Is the world really safer?

It’s so discouraging to hear the same story every monring on the radio — “X number of marines/soldiers/Americans dead after car/suicide bombing in Iraq.” It’s the same story every morning, but it’s not really. Every morning, it’s a different bomb and different victims. What a tragedy.

And this is where our American focus seems to be. We are so focused on Iraq and our own trials that we regulate the suffering of other countries to the back pages of the papers and the 20 second blurbs before the weekend weather report. God forbid, our desire for a sunny weekend filled with barbeques be interrupted with too much news about how the rest of the world is faring in the war against terrorism.

I’m not sure I agree with Mr. Henninger’s editorial from the OpinionJournal — in fact, I’m not really sure what he’s trying convince us of or what the solution is to the things he dredges up, but it certainly brings up some interesting facts and observations about the American POV:

According to the National Memorial Institute for the Prevention of Terrorism (established after the 1995 Oklahoma City bombing), there have been about 8,300 terrorist bombings in the world the past 10 years. They have killed more than 10,000 human beings and injured–often appallingly, one assumes–some 43,000 people. (There are separate tallies for arson, kidnapping, hijacking, etc. September 11 is listed as an “unconventional attack.”)

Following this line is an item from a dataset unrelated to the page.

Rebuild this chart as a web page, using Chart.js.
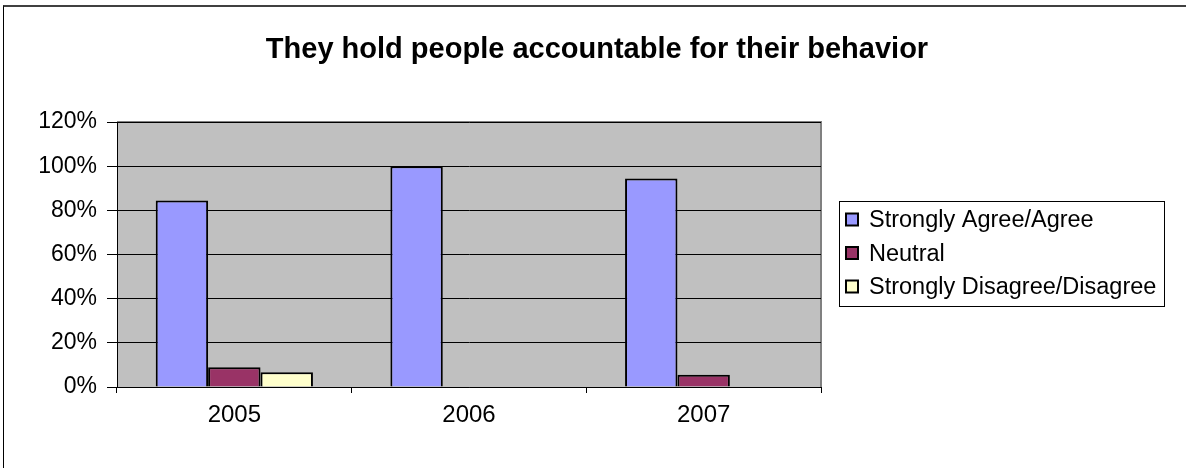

Before September 11 happened in the United States, and ever since, factions with grievances have been blowing up unprotected people going about the act of daily life–shopping, praying, taking their children to school, laughing with friends, burying the dead–all over the world. Places where the sudden cloudbursts of blood don’t always merit our front pages include Spain, Colombia, Israel, Sri Lanka, Kashmir, Northern Ireland, Russia, Afghanistan, India, the Philippines, Indonesia, Egypt and elsewhere.

Living in the U.S., one could make the cold-blooded calculation that 21,000 dead and 55,000 injured from all terrorist acts over 10 years is a drop in the bucket and that the war in Iraq has mainly increased the rate of death. This may be true. But if as many suicide bombs went off in Manhattan as have gone off in Israel, Manhattanites would have demanded martial law and the summary execution of suspects on street corners. Their greatest goal in life would not be, as it is now, the closing of interrogation rooms on Guantanamo but instead the erasure of terrorists hiding across the East River.

The death march of homicidal zombies in Iraq is trying to push us toward accepting the idea that acts of unrestrained violence against other human beings is now a normal part of politics. It is not normal. Any civilized person should want to resist the normalization of civilian killing as a political act–whether in Iraq, Spain, Indonesia or Kashmir.